The process also produces parts with uniform wall thickness, since gravity distributes the resin evenly as the mold rotates. And because no high pressure is involved, the finished parts carry almost no internal stress. That translates directly to better long-term durability, especially for products that sit outdoors or hold liquids under varying temperatures. Scrap rates are minimal, too. You load a specific charge of powder, and nearly all of it ends up in the finished part.

Limitations to Know About

Rotomolding isn’t the right fit for every project. Cycle times are longer than injection molding or blow molding, which makes it impractical for very high-volume production where you need tens of thousands of identical parts per day. The process is also more labor-intensive, since loading, unloading, and monitoring each cycle involves more hands-on work than a fully automated injection molding line.

Material options are narrower. While polyethylene, nylon, and polycarbonate work well, many engineering plastics that thrive in injection molding aren’t suited to the slow heating and long oven exposure that rotomolding requires. Fine surface detail and tight tolerances are harder to achieve, so parts that need precision fits or intricate textures may need secondary machining or a different process altogether.

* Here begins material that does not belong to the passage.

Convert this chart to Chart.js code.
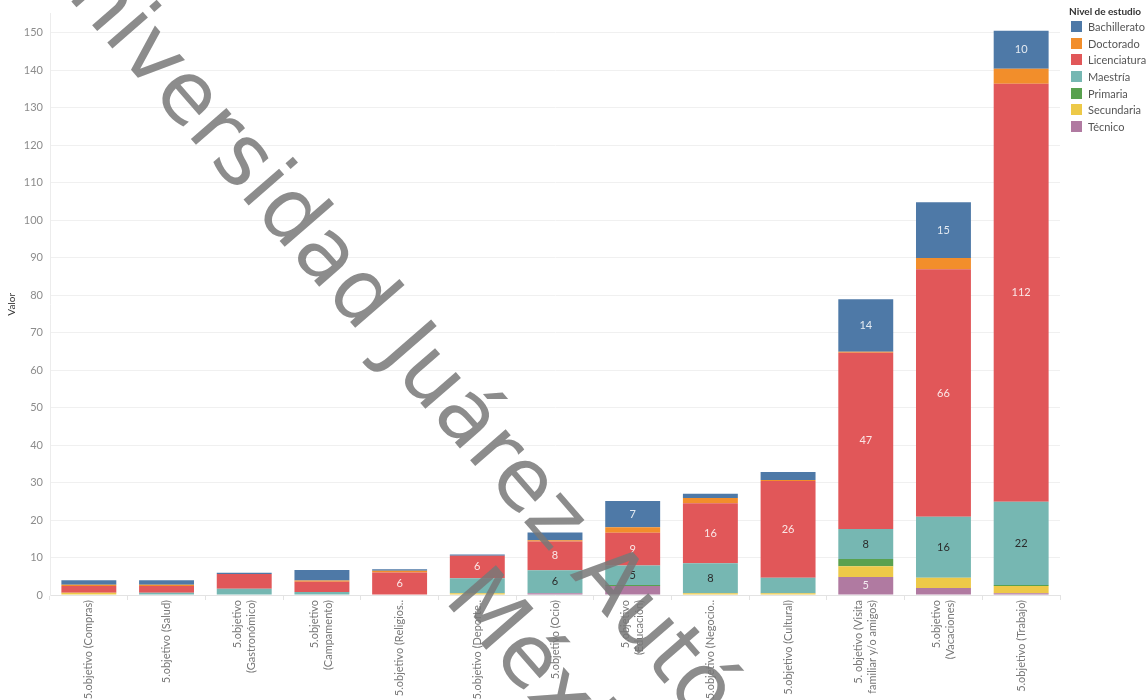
<!DOCTYPE html>
<html>
<head>
<meta charset="utf-8">
<script src="https://cdn.jsdelivr.net/npm/chart.js@4.4.0/dist/chart.umd.min.js"></script>
<style>
  body { margin: 0; background: #fff; }
  #wrap { position: relative; width: 1146px; height: 700px; overflow: hidden; font-family: Lato, sans-serif; }
  #legend { position: absolute; left: 1069px; top: 5px; font-size: 11px; color: #555; }
  #legend .title { font-size: 10px; font-weight: bold; color: #333; margin-bottom: 2px; }
  #legend .row { height: 16.7px; line-height: 16.7px; white-space: nowrap; }
  #legend .sw { display: inline-block; width: 11px; height: 11px; vertical-align: -1px; margin: 0 6px 0 2px; }
  .wm { position: absolute; transform-origin: 0 0; transform: rotate(49deg); font-family: 'DejaVu Sans', sans-serif;
        font-size: 86px; line-height: 1; color: rgba(120,120,120,0.85); white-space: nowrap; pointer-events: none; }
</style>
</head>
<body>
<div id="wrap">
  <canvas id="chart" width="1146" height="700"></canvas>
  <div id="legend"></div>
  <div class="wm" style="left:80px; top:-100px;">Universidad Juárez Autónoma de Tabasco</div>
  <div class="wm" style="left:498px; top:552px;">México</div>
</div>
<script>
// categories (x axis)
const categories = [
  '5.objetivo (Compras)',
  '5.objetivo (Salud)',
  ['5.objetivo', '(Gastronómico)'],
  ['5.objetivo', '(Campamento)'],
  '5.objetivo (Religios..',
  '5.objetivo (Deporte..',
  '5.objetivo (Ocio)',
  ['5.objetivo', '(Educación)'],
  '5.objetivo (Negocio..',
  '5.objetivo (Cultural)',
  ['5. objetivo (Visita', 'familiar y/o amigos)'],
  ['5.objetivo', '(Vacaciones)'],
  '5.objetivo (Trabajo)'
];

// series values, one per nivel de estudio
const tecnico      = [0,   0,   0,   0,   0,   0,   0.5, 2.4, 0,   0,    4.8, 1.9,  0.5];
const secundaria   = [0.6, 0,   0,   0,   0,   0.5, 0,   0,   0.5, 0.5,  2.9, 2.7,  1.9];
const primaria     = [0,   0,   0,   0,   0,   0,   0,   0.3, 0,   0,    1.9, 0,    0.3];
const maestria     = [0,   0.6, 1.7, 0.8, 0,   4,   6.1, 5.2, 8,   4.1,  8,   16.3, 22.2];
const licenciatura = [1.8, 1.8, 3.9, 2.75, 6,  6,   7.7, 8.7, 16,  25.8, 47,  66,   111.5];
const doctorado    = [0.35, 0.35, 0, 0.3, 0.5, 0,   0.3, 1.5, 1.4, 0.3,  0.3, 3,    4];
const bachillerato = [1.2, 1.2, 0.35, 2.8, 0.35, 0.3, 2.1, 7, 1.1, 2.1,  14,  14.9, 10.1];

// legend order (top to bottom)
const levelNames  = ['Bachillerato', 'Doctorado', 'Licenciatura', 'Maestría', 'Primaria', 'Secundaria', 'Técnico'];
const levelColors = ['#4e79a7', '#f28e2b', '#e15759', '#76b7b2', '#59a14f', '#edc948', '#b07aa1'];
const levelValues = [bachillerato, doctorado, licenciatura, maestria, primaria, secundaria, tecnico];

const yTicks = [0, 10, 20, 30, 40, 50, 60, 70, 80, 90, 100, 110, 120, 130, 140, 150];

// stack from bottom (Técnico) to top (Bachillerato)
const datasets = [];
for (let i = levelNames.length - 1; i >= 0; i--) {
  datasets.push({
    label: levelNames[i],
    data: levelValues[i],
    backgroundColor: levelColors[i],
    borderWidth: 0,
    barPercentage: 0.707,
    categoryPercentage: 1.0
  });
}

// numbers inside the bigger segments
const segmentLabels = {
  id: 'segmentLabels',
  afterDatasetsDraw(chart) {
    const ctx = chart.ctx;
    ctx.save();
    ctx.font = "11px Lato, sans-serif";
    ctx.textAlign = 'center';
    ctx.textBaseline = 'middle';
    chart.data.datasets.forEach((ds, i) => {
      const meta = chart.getDatasetMeta(i);
      meta.data.forEach((bar, j) => {
        const v = ds.data[j];
        if (v < 4.5) return;
        ctx.fillStyle = ds.label === 'Maestría' ? '#2b2b2b' : 'rgba(255,255,255,0.85)';
        ctx.fillText(String(Math.round(v)), bar.x, (bar.y + bar.base) / 2);
      });
    });
    ctx.restore();
  }
};

// vertical category labels, multi-line blocks centred on the tick
const xLabels = {
  id: 'xLabels',
  afterDraw(chart) {
    const xs = chart.scales.x, ctx = chart.ctx;
    ctx.save();
    ctx.font = "11px Lato, sans-serif";
    ctx.fillStyle = '#777';
    ctx.textAlign = 'right';
    ctx.textBaseline = 'middle';
    const lh = 14;
    categories.forEach((lab, i) => {
      const lines = Array.isArray(lab) ? lab : [lab];
      const x = xs.getPixelForTick(i);
      lines.forEach((t, k) => {
        const off = (k - (lines.length - 1) / 2) * lh;
        ctx.save();
        ctx.translate(x + off, xs.top + 5);
        ctx.rotate(-Math.PI / 2);
        ctx.fillText(t, 0, 0);
        ctx.restore();
      });
    });
    ctx.restore();
  }
};

new Chart(document.getElementById('chart'), {
  type: 'bar',
  data: { labels: categories, datasets: datasets },
  options: {
    responsive: false,
    animation: false,
    layout: { padding: { top: 3, right: 86, left: 0, bottom: 0 } },
    plugins: { legend: { display: false }, tooltip: { enabled: false } },
    scales: {
      x: {
        stacked: true,
        afterFit: (s) => { s.height = 105; },
        border: { color: '#e3e3e3' },
        grid: { drawOnChartArea: false, drawTicks: true, tickLength: 5, color: '#e3e3e3' },
        ticks: { display: false }
      },
      y: {
        stacked: true,
        min: 0,
        max: 155.1,
        afterFit: (s) => { s.width = 50; },
        afterBuildTicks: (s) => { s.ticks = yTicks.map(v => ({ value: v })); },
        border: { color: '#ececec' },
        grid: { color: '#f0f0f0', drawTicks: false },
        ticks: { padding: 7, color: '#8c8c8c', font: { family: "Lato, sans-serif", size: 11 } },
        title: { display: true, text: 'Valor', color: '#333', padding: 6, font: { family: "Lato, sans-serif", size: 10 } }
      }
    }
  },
  plugins: [segmentLabels, xLabels]
});

// html legend
const lg = document.getElementById('legend');
let html = '<div class="title">Nivel de estudio</div>';
levelNames.forEach((n, i) => {
  html += '<div class="row"><span class="sw" style="background:' + levelColors[i] + '"></span>' + n + '</div>';
});
lg.innerHTML = html;
</script>
</body>
</html>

Types of Rotomolding Machines

Three machine configurations handle the bulk of production:

  • Carousel machines have several mold stations arranged around a central rotating platform. They can heat, cool, and load molds simultaneously at different stations, making them the best option for high-volume production of small to medium parts.
  • Shuttle machines move two or more molds back and forth on a platform between a heating station and a cooling station. They also support multiple parts at once and work well for mid-volume runs.
  • Rock-and-roll machines rock the mold back and forth while rotating it on two axes. They’re best suited for very large, elongated parts like kayaks, canoes, and long tanks where even material distribution across a big surface is critical.

Sustainability Profile

Rotomolding generates minimal waste compared to processes that trim, cut, or inject excess material into sprues and runners. The powder charge is calculated to match the part, so almost nothing gets thrown away. The polyethylene resins that dominate the industry are widely recyclable, and the stress-free nature of the finished parts means they tend to last a long time before reaching end of life.

The main environmental concern is energy use. Heating a large oven and running long cycle times consumes more energy per part than faster processes. Industry efforts are focused on reducing cycle times through better process modeling and improving energy efficiency in oven design. The global rotational molding machine market sits at roughly $1.87 billion in 2025 and is projected to grow at about 6.2% annually through 2035, driven in part by demand for durable, low-waste plastic manufacturing in water management and agriculture.